[Start of Records supplied]

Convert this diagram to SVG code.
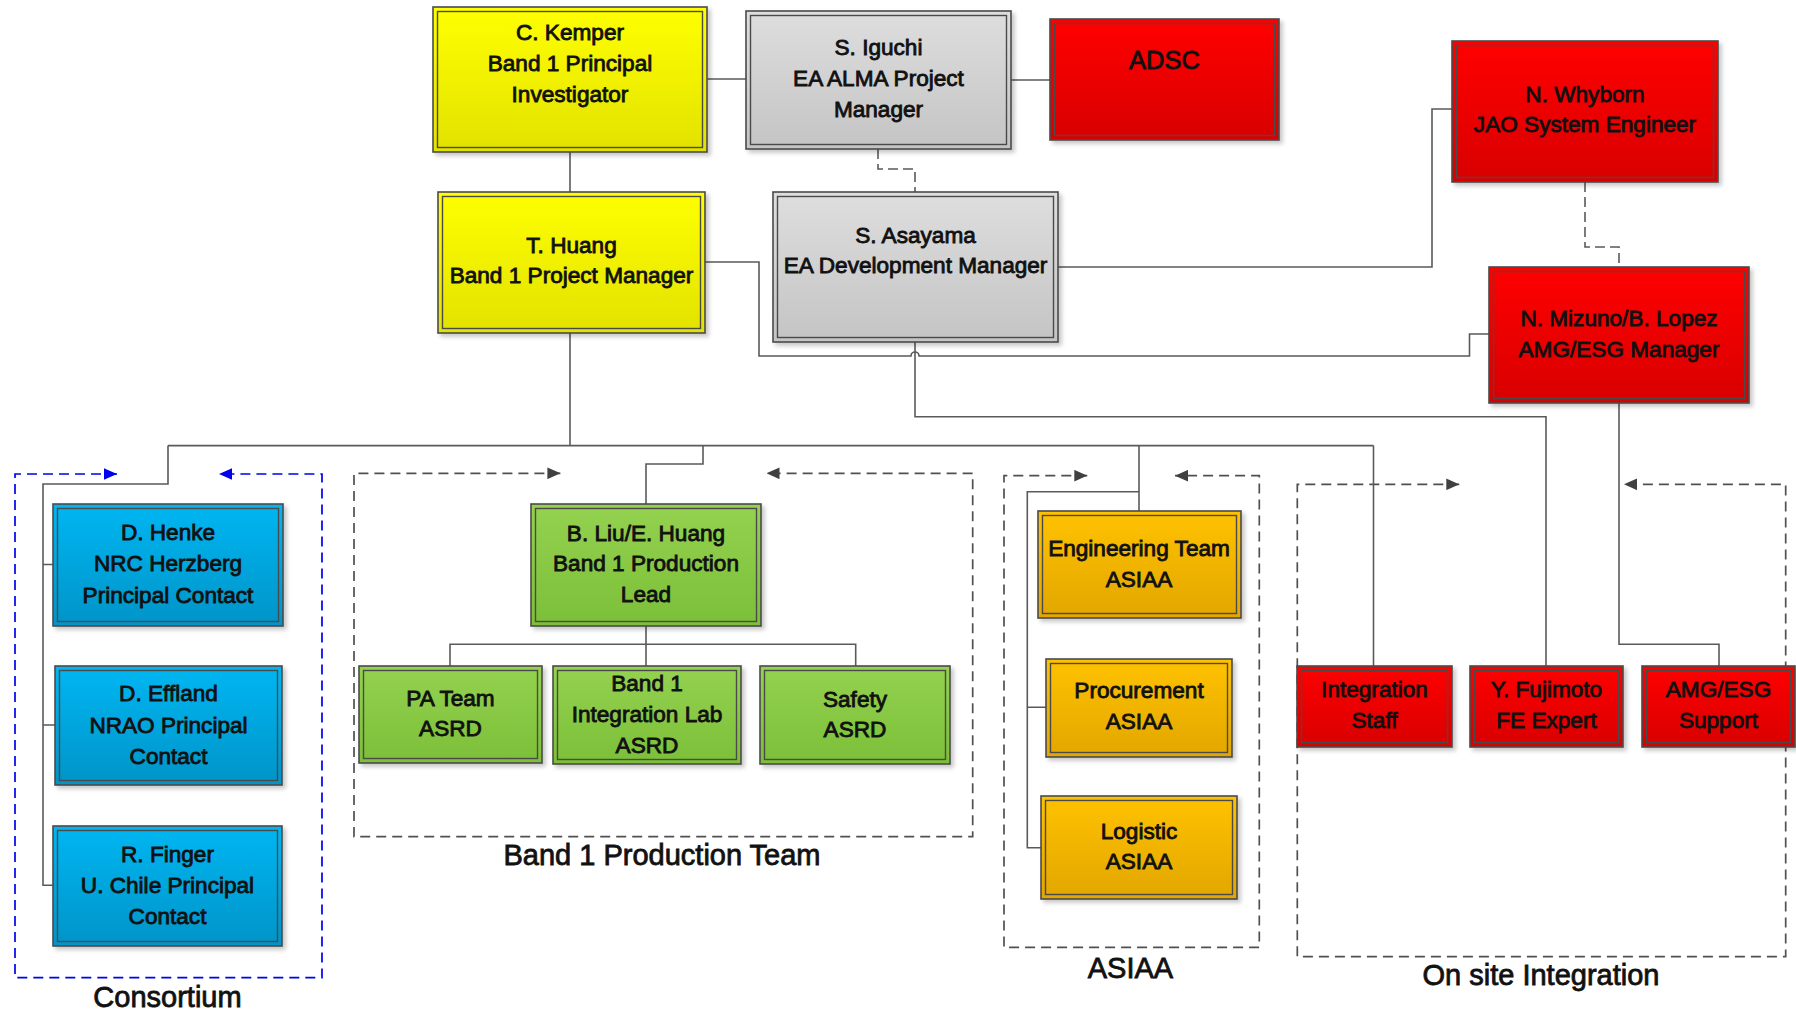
<svg xmlns="http://www.w3.org/2000/svg" width="1796" height="1012" viewBox="0 0 1796 1012">
<defs>
<linearGradient id="gY" x1="0" y1="0" x2="0" y2="1"><stop offset="0" stop-color="#ffff00"/><stop offset="1" stop-color="#e2e200"/></linearGradient>
<linearGradient id="gG" x1="0" y1="0" x2="0" y2="1"><stop offset="0" stop-color="#dedede"/><stop offset="1" stop-color="#c4c4c4"/></linearGradient>
<linearGradient id="gR" x1="0" y1="0" x2="0" y2="1"><stop offset="0" stop-color="#ff0000"/><stop offset="1" stop-color="#d80000"/></linearGradient>
<linearGradient id="gB" x1="0" y1="0" x2="0" y2="1"><stop offset="0" stop-color="#00b6f2"/><stop offset="1" stop-color="#0094c8"/></linearGradient>
<linearGradient id="gN" x1="0" y1="0" x2="0" y2="1"><stop offset="0" stop-color="#94d250"/><stop offset="1" stop-color="#7cbf38"/></linearGradient>
<linearGradient id="gO" x1="0" y1="0" x2="0" y2="1"><stop offset="0" stop-color="#ffc200"/><stop offset="1" stop-color="#e2a600"/></linearGradient>
<filter id="sh" x="-10%" y="-10%" width="125%" height="130%">
<feDropShadow dx="3" dy="3" stdDeviation="2" flood-color="#000" flood-opacity="0.22"/>
</filter>
<marker id="aG" viewBox="0 0 10 9" refX="10" refY="4.5" markerWidth="13" markerHeight="12" markerUnits="userSpaceOnUse" orient="auto-start-reverse"><path d="M0,0 L10,4.5 L0,9 Z" fill="#404040"/></marker>
<marker id="aB" viewBox="0 0 10 9" refX="10" refY="4.5" markerWidth="13" markerHeight="12" markerUnits="userSpaceOnUse" orient="auto-start-reverse"><path d="M0,0 L10,4.5 L0,9 Z" fill="#0000ee"/></marker>
</defs>
<style>
.o{stroke:#4a4a4a;stroke-width:1.6}
.i{fill:none;stroke:#4a4a4a;stroke-width:1.4}
.t{font-family:"Liberation Sans",Arial,sans-serif;font-size:22.6px;text-anchor:middle;fill:#111;stroke:#111;stroke-width:0.85}
.big{font-size:25.5px}
.lbl{font-family:"Liberation Sans",Arial,sans-serif;font-size:29px;text-anchor:middle;fill:#111;stroke:#111;stroke-width:0.8}
.c{fill:none;stroke:#5a5a5a;stroke-width:1.6}
.d{stroke-dasharray:10 5}
.ct{fill:none;stroke:#505050;stroke-width:1.7;stroke-dasharray:10 6;marker-start:url(#aG);marker-end:url(#aG)}
.cb{fill:none;stroke:#0000ee;stroke-width:1.7;stroke-dasharray:10 6;marker-start:url(#aB);marker-end:url(#aB)}
</style>
<rect width="1796" height="1012" fill="#ffffff"/>

<g id="containers">
<path class="cb" d="M117,474 H15 V977.7 H322 V474 H219"/>
<path class="ct" d="M560.4,473.3 H354 V836.7 H972.7 V473.3 H766.5"/>
<path class="ct" d="M1087.3,475.7 H1004 V947.3 H1259.3 V475.7 H1175"/>
<path class="ct" d="M1459.3,484.3 H1297.3 V956.7 H1785.7 V484.3 H1624"/>
<text class="lbl" x="167.5" y="1007">Consortium</text>
<text class="lbl" x="662" y="865">Band 1 Production Team</text>
<text class="lbl" x="1130.5" y="978">ASIAA</text>
<text class="lbl" x="1541" y="985">On site Integration</text>
</g>

<g id="connectors">
<path class="c" d="M707,79 H746"/>
<path class="c" d="M1011,80 H1050"/>
<path class="c" d="M570,152 V192"/>
<path class="c d" d="M878,149 V169 H915 V192"/>
<path class="c" d="M1058,267 H1432 V109 H1452"/>
<path class="c d" d="M1585,182 V247 H1619 V267"/>
<path class="c" d="M705,262 H759 V356 H911 A4,4 0 0 1 919,356 H1469.5 V334 H1489"/>
<path class="c" d="M570,333 V445.6"/>
<path class="c" d="M168,445.6 H1373.5"/>
<path class="c" d="M168,445.6 V484 H43 V885.3 H53 M43,564.5 H53 M43,725 H55"/>
<path class="c" d="M703,445.6 V464 H646 V504"/>
<path class="c" d="M646,626 V666 M450,666 V644.3 H855.7 V666"/>
<path class="c" d="M1139,445.6 V511 M1139,491.7 H1027.3 V847.7 H1041 M1027.3,707.3 H1046"/>
<path class="c" d="M1373.5,445.6 V666"/>
<path class="c" d="M915,342 V416.7 H1546 V666"/>
<path class="c" d="M1619,403 V644.3 H1719 V666"/>
</g>

<g id="kemper"><rect class="o" x="433" y="7" width="274" height="145" fill="url(#gY)" filter="url(#sh)"/><rect class="i" x="437.5" y="11.5" width="265" height="136"/>
<text class="t" x="570" y="40">C. Kemper</text><text class="t" x="570" y="71">Band 1 Principal</text><text class="t" x="570" y="102">Investigator</text></g>

<g id="iguchi"><rect class="o" x="746" y="11" width="265" height="138" fill="url(#gG)" filter="url(#sh)"/><rect class="i" x="750.5" y="15.5" width="256" height="129"/>
<text class="t" x="878.5" y="55">S. Iguchi</text><text class="t" x="878.5" y="86">EA ALMA Project</text><text class="t" x="878.5" y="117">Manager</text></g>

<g id="adsc"><rect class="o" x="1050" y="19" width="229" height="121" fill="url(#gR)" filter="url(#sh)"/><rect class="i" x="1054.5" y="23.5" width="220" height="112"/>
<text class="t big" x="1164.5" y="68.5">ADSC</text></g>

<g id="whyborn"><rect class="o" x="1452" y="41" width="266" height="141" fill="url(#gR)" filter="url(#sh)"/><rect class="i" x="1456.5" y="45.5" width="257" height="132"/>
<text class="t" x="1585" y="101.5">N. Whyborn</text><text class="t" x="1585" y="132">JAO System Engineer</text></g>

<g id="huang"><rect class="o" x="438" y="192" width="267" height="141" fill="url(#gY)" filter="url(#sh)"/><rect class="i" x="442.5" y="196.5" width="258" height="132"/>
<text class="t" x="571.5" y="253">T. Huang</text><text class="t" x="571.5" y="283">Band 1 Project Manager</text></g>

<g id="asayama"><rect class="o" x="773" y="192" width="285" height="150" fill="url(#gG)" filter="url(#sh)"/><rect class="i" x="777.5" y="196.5" width="276" height="141"/>
<text class="t" x="915.5" y="243">S. Asayama</text><text class="t" x="915.5" y="273">EA Development Manager</text></g>

<g id="mizuno"><rect class="o" x="1489" y="267" width="260" height="136" fill="url(#gR)" filter="url(#sh)"/><rect class="i" x="1493.5" y="271.5" width="251" height="127"/>
<text class="t" x="1619" y="326">N. Mizuno/B. Lopez</text><text class="t" x="1619" y="357">AMG/ESG Manager</text></g>

<g id="henke"><rect class="o" x="53" y="504" width="230" height="122" fill="url(#gB)" filter="url(#sh)"/><rect class="i" x="57.5" y="508.5" width="221" height="113"/>
<text class="t" x="168" y="540">D. Henke</text><text class="t" x="168" y="571">NRC Herzberg</text><text class="t" x="168" y="603">Principal Contact</text></g>

<g id="effland"><rect class="o" x="55" y="666" width="227" height="119" fill="url(#gB)" filter="url(#sh)"/><rect class="i" x="59.5" y="670.5" width="218" height="110"/>
<text class="t" x="168.5" y="701">D. Effland</text><text class="t" x="168.5" y="733">NRAO Principal</text><text class="t" x="168.5" y="764">Contact</text></g>

<g id="finger"><rect class="o" x="53" y="826" width="229" height="120" fill="url(#gB)" filter="url(#sh)"/><rect class="i" x="57.5" y="830.5" width="220" height="111"/>
<text class="t" x="167.5" y="861.5">R. Finger</text><text class="t" x="167.5" y="892.5">U. Chile Principal</text><text class="t" x="167.5" y="924">Contact</text></g>

<g id="liu"><rect class="o" x="531" y="504" width="230" height="122" fill="url(#gN)" filter="url(#sh)"/><rect class="i" x="535.5" y="508.5" width="221" height="113"/>
<text class="t" x="646" y="540.5">B. Liu/E. Huang</text><text class="t" x="646" y="571">Band 1 Production</text><text class="t" x="646" y="602">Lead</text></g>

<g id="pateam"><rect class="o" x="359" y="666" width="183" height="97" fill="url(#gN)" filter="url(#sh)"/><rect class="i" x="363.5" y="670.5" width="174" height="88"/>
<text class="t" x="450.5" y="705.7">PA Team</text><text class="t" x="450.5" y="736">ASRD</text></g>

<g id="intlab"><rect class="o" x="553" y="666" width="188" height="98" fill="url(#gN)" filter="url(#sh)"/><rect class="i" x="557.5" y="670.5" width="179" height="89"/>
<text class="t" x="647" y="690.7">Band 1</text><text class="t" x="647" y="721.7">Integration Lab</text><text class="t" x="647" y="753.3">ASRD</text></g>

<g id="safety"><rect class="o" x="760" y="666" width="190" height="98" fill="url(#gN)" filter="url(#sh)"/><rect class="i" x="764.5" y="670.5" width="181" height="89"/>
<text class="t" x="855" y="706.7">Safety</text><text class="t" x="855" y="736.7">ASRD</text></g>

<g id="engteam"><rect class="o" x="1038" y="511" width="203" height="107" fill="url(#gO)" filter="url(#sh)"/><rect class="i" x="1042.5" y="515.5" width="194" height="98"/>
<text class="t" x="1139" y="555.7">Engineering Team</text><text class="t" x="1139" y="586.7">ASIAA</text></g>

<g id="procurement"><rect class="o" x="1046" y="659" width="186" height="98" fill="url(#gO)" filter="url(#sh)"/><rect class="i" x="1050.5" y="663.5" width="177" height="89"/>
<text class="t" x="1139" y="698.3">Procurement</text><text class="t" x="1139" y="729.3">ASIAA</text></g>

<g id="logistic"><rect class="o" x="1041" y="796" width="196" height="103" fill="url(#gO)" filter="url(#sh)"/><rect class="i" x="1045.5" y="800.5" width="187" height="94"/>
<text class="t" x="1139" y="839">Logistic</text><text class="t" x="1139" y="869.3">ASIAA</text></g>

<g id="intstaff"><rect class="o" x="1297" y="666" width="155" height="81" fill="url(#gR)" filter="url(#sh)"/><rect class="i" x="1301.5" y="670.5" width="146" height="72"/>
<text class="t" x="1374.5" y="696.7">Integration</text><text class="t" x="1374.5" y="727.7">Staff</text></g>

<g id="fujimoto"><rect class="o" x="1470" y="666" width="153" height="81" fill="url(#gR)" filter="url(#sh)"/><rect class="i" x="1474.5" y="670.5" width="144" height="72"/>
<text class="t" x="1546.5" y="696.7">Y. Fujimoto</text><text class="t" x="1546.5" y="727.7">FE Expert</text></g>

<g id="amgsupport"><rect class="o" x="1642" y="666" width="153" height="81" fill="url(#gR)" filter="url(#sh)"/><rect class="i" x="1646.5" y="670.5" width="144" height="72"/>
<text class="t" x="1718.5" y="696.7">AMG/ESG</text><text class="t" x="1718.5" y="727.7">Support</text></g>
</svg>
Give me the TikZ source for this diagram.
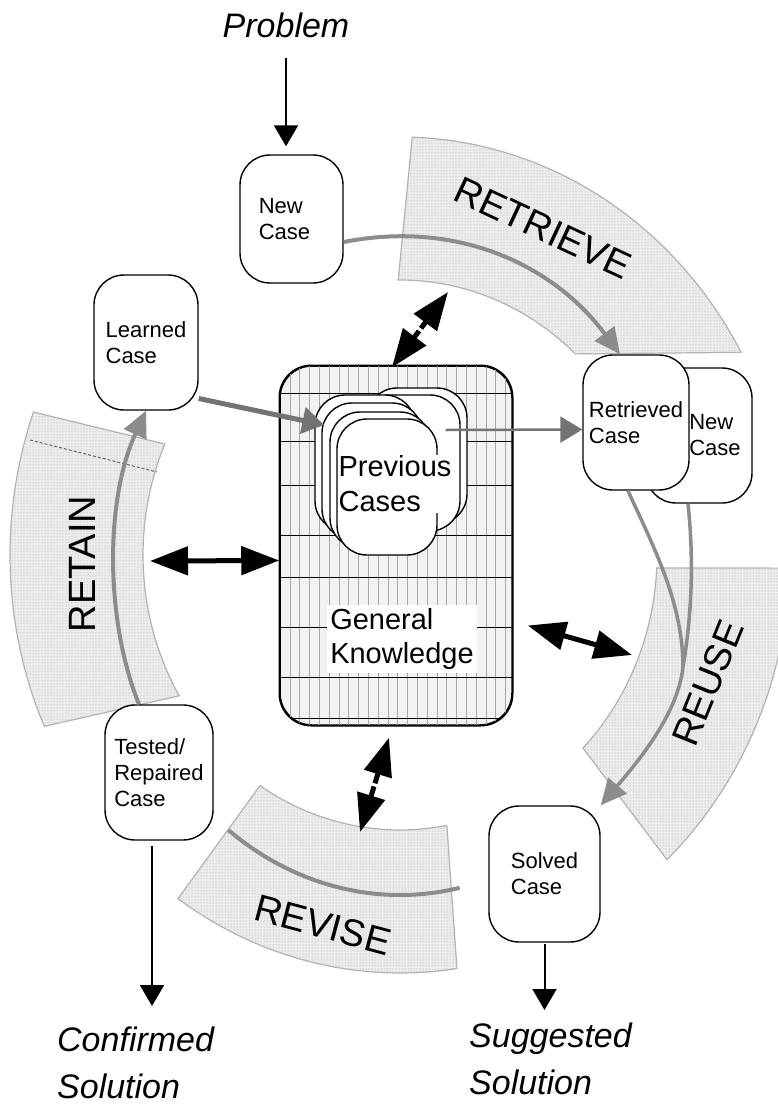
\documentclass[tikz,border=0pt]{standalone}
\usepackage{fontspec}
\setmainfont{Liberation Sans}
\usetikzlibrary{arrows.meta,calc,patterns}

\tikzset{
  caixa/.style={draw, line width=1.4pt, rounded corners=30pt, fill=white,
    align=left, font=\fontsize{22}{26}\selectfont},
  pilha/.style={draw, line width=1.4pt, rounded corners=30pt, fill=white,
    minimum width=100pt, minimum height=136pt},
  faixa/.style={preaction={fill=black!7}, pattern=dots, pattern color=black!40,
    draw=black!30, line width=1.2pt},
  fluxo/.style={draw=black!45, line width=4pt},
  pontafluxo/.style={-{Triangle[length=26pt,width=24pt]}},
  seta/.style={draw=black!55, -{Triangle[length=22pt,width=26pt]}},
  saida/.style={line width=2pt, -{Triangle[length=21pt,width=24pt]}},
  duplo/.style={line width=5pt, {Triangle[length=38pt,width=28pt]}-{Triangle[length=38pt,width=28pt]}},
  rotulo/.style={font=\fontsize{38}{38}\selectfont},
  texto/.style={font=\itshape\fontsize{34}{47}\selectfont, align=left, inner sep=0pt},
}

\begin{document}
\begin{tikzpicture}[x=1pt, y=-1pt]
  \useasboundingbox (0,0) rectangle (777,1107);

  %faixas do ciclo
  \begin{scope}[shift={(400,555)}, yscale=-1]
    \path[faixa] (88.2:390 and 418) arc[start angle=88.2, end angle=29, x radius=390, y radius=418]
      -- (47:257 and 275) arc[start angle=47, end angle=90.4, x radius=257, y radius=275] -- cycle;
    \path[faixa] (-1.8:390 and 418) arc[start angle=-1.8, end angle=-46.8, x radius=390, y radius=418]
      -- (-44.6:257 and 275) arc[start angle=-44.6, end angle=-2.7, x radius=257, y radius=275] -- cycle;
    \path[faixa] (-124.7:390 and 418) arc[start angle=-124.7, end angle=-81.6, x radius=390, y radius=418]
      -- (-79.5:257 and 275) arc[start angle=-79.5, end angle=-123, x radius=257, y radius=275] -- cycle;
    \path[faixa] (160:390 and 418) arc[start angle=160, end angle=204.2, x radius=390, y radius=418]
      -- (210.8:257 and 275) arc[start angle=210.8, end angle=156.2, x radius=257, y radius=275] -- cycle;
    %linha do revise
    \draw[fluxo] (-126:292 and 340) arc[start angle=-126, end angle=-78.2, x radius=292, y radius=340];
  \end{scope}
  \draw[black!60, line width=1pt, dash pattern=on 3pt off 2pt] (30,440) -- (157,472);

  \node[rotulo, rotate=-25] (retrieve) at (543,228) {RETRIEVE};
  \node[rotulo, rotate=68] (reuse) at (708,683) {REUSE};
  \node[rotulo, rotate=-15] (revise) at (323,925) {REVISE};
  \node[rotulo, rotate=90] (retain) at (82,564) {RETAIN};

  %conhecimento geral
  \node[draw, line width=1.5pt, rounded corners=32pt, fill=black!5,
    minimum width=232pt, minimum height=359pt] (gk) at (396,545.5) {};
  \begin{scope}
    \clip[rounded corners=32pt] (gk.north west) rectangle (gk.south east);
    \foreach \x in {290,299.8,...,507} \draw[black!35, line width=0.8pt] (\x,366) -- (\x,725);
    \foreach \y in {393,441,485,535,577,627,677,718} \draw[line width=1pt] (280,\y) -- (512,\y);
  \end{scope}
  \draw[line width=1.5pt, rounded corners=32pt] (gk.north west) rectangle (gk.south east);
  \node[font=\fontsize{29}{34}\selectfont, align=left, fill=white, inner sep=3pt] (gklabel) at (402,639) {General\\Knowledge};

  %casos anteriores
  \node[pilha] (prev1) at (417,456) {};
  \node[pilha] (prev2) at (410,463) {};
  \node[pilha] (prev3) at (365,463) {};
  \node[pilha] (prev4) at (372,471) {};
  \node[pilha] (prev5) at (380,480) {};
  \node[pilha] (prev6) at (387,487) {};
  \node[font=\fontsize{29}{35}\selectfont, align=left, fill=white, inner sep=1pt] (prevlabel) at (395,484) {Previous\\Cases};

  %caixas
  \node[caixa, minimum width=103pt, minimum height=128pt] (newcase) at (291.5,219) {New\hspace*{14pt}\\Case\hspace*{14pt}};
  \node[caixa, minimum width=104pt, minimum height=135pt] (learned) at (146,342.5) {Learned\\Case};
  \node[caixa, minimum width=106pt, minimum height=135pt] (newcase2) at (699,435.5) {\hspace*{32pt}New\\\hspace*{32pt}Case};
  \node[caixa, minimum width=106pt, minimum height=135pt] (retrieved) at (636,422.5) {Retrieved\\Case};
  \node[caixa, minimum width=108pt, minimum height=135pt] (tested) at (159,772.5) {Tested/\\Repaired\\Case};
  \node[caixa, minimum width=111pt, minimum height=136pt] (solved) at (544.5,874) {Solved\\Case};

  %textos de fora
  \node[texto, anchor=base] (problem) at (286,38) {Problem};
  \node[texto, anchor=north west] (confirmed) at (57,1027) {Confirmed\\Solution};
  \node[texto, anchor=north west] (suggested) at (469,1023) {Suggested\\Solution};

  \draw[saida, shorten <=19pt, shorten >=8pt] (problem.south) -- (problem.south |- newcase.north);
  \draw[saida, shorten <=5pt, shorten >=21pt] ([xshift=-7pt]tested.south) -- ([xshift=-7pt]tested.south |- confirmed.north);
  \draw[saida, shorten <=1pt, shorten >=13pt] (solved.south) -- (solved.south |- suggested.north);

  %fluxo do ciclo
  \draw[fluxo, pontafluxo] ([yshift=-23pt]newcase.east) .. controls (455,220) and (552,263) .. ([xshift=-16pt]retrieved.north);
  \coordinate (merge) at (683,667);
  \draw[fluxo, line width=3.5pt] ([xshift=-8pt]retrieved.south) .. controls (650,540) and (683,600) .. (merge);
  \draw[fluxo, line width=3.5pt] ([xshift=-11pt]newcase2.south) .. controls (695,570) and (690,625) .. (merge);
  \draw[fluxo, line width=3.5pt, pontafluxo] (merge) .. controls (678,715) and (635,765) .. (solved.north east);
  \draw[fluxo, pontafluxo] ([xshift=-20pt]tested.north) .. controls (105,620) and (105,500) .. (learned.south);

  \draw[seta, line width=5pt] ([yshift=-56pt]learned.east) -- ([xshift=10pt,yshift=38pt]prev3.west);
  \draw[seta, line width=2.5pt] ([xshift=8pt,yshift=57pt]prev6.east) -- ([yshift=-7pt]retrieved.west);

  %setas duplas
  \coordinate (gktop) at ([xshift=-4pt,yshift=-2pt]gk.north);
  \coordinate (gkbottom) at ([xshift=-7pt,yshift=-12pt]gk.south);
  \coordinate (retrievein) at (448,292);
  \coordinate (retainin) at (150,561);
  \coordinate (reusein) at (632,655);
  \coordinate (revisein) at (360,832);
  \draw[duplo] (gktop) -- (retrievein);
  \draw[duplo] (retainin) -- ([yshift=-15pt]gk.west);
  \draw[duplo] ([xshift=15pt,yshift=-80pt]gk.east) -- (reusein);
  \draw[duplo] (gkbottom) -- (revisein);
  \draw[white, line width=3pt] ($(gktop)!0.5!(retrievein)+(-7,-5)$) -- ($(gktop)!0.5!(retrievein)+(7,5)$);
  \draw[white, line width=3pt] ($(gkbottom)!0.5!(revisein)+(-8.5,-2.6)$) -- ($(gkbottom)!0.5!(revisein)+(8.5,2.6)$);
\end{tikzpicture}
\end{document}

[End of Records supplied]

#### [Directive]
In the listing above, find the line containing "Give me the TikZ source for this diagram." and the line containing "(0,0) rectangle (777,1107);". Print those two lines and every line between them exactly, with no pictures.

#### [Exercise result]
Give me the TikZ source for this diagram.
\documentclass[tikz,border=0pt]{standalone}
\usepackage{fontspec}
\setmainfont{Liberation Sans}
\usetikzlibrary{arrows.meta,calc,patterns}

\tikzset{
  caixa/.style={draw, line width=1.4pt, rounded corners=30pt, fill=white,
    align=left, font=\fontsize{22}{26}\selectfont},
  pilha/.style={draw, line width=1.4pt, rounded corners=30pt, fill=white,
    minimum width=100pt, minimum height=136pt},
  faixa/.style={preaction={fill=black!7}, pattern=dots, pattern color=black!40,
    draw=black!30, line width=1.2pt},
  fluxo/.style={draw=black!45, line width=4pt},
  pontafluxo/.style={-{Triangle[length=26pt,width=24pt]}},
  seta/.style={draw=black!55, -{Triangle[length=22pt,width=26pt]}},
  saida/.style={line width=2pt, -{Triangle[length=21pt,width=24pt]}},
  duplo/.style={line width=5pt, {Triangle[length=38pt,width=28pt]}-{Triangle[length=38pt,width=28pt]}},
  rotulo/.style={font=\fontsize{38}{38}\selectfont},
  texto/.style={font=\itshape\fontsize{34}{47}\selectfont, align=left, inner sep=0pt},
}

\begin{document}
\begin{tikzpicture}[x=1pt, y=-1pt]
  \useasboundingbox (0,0) rectangle (777,1107);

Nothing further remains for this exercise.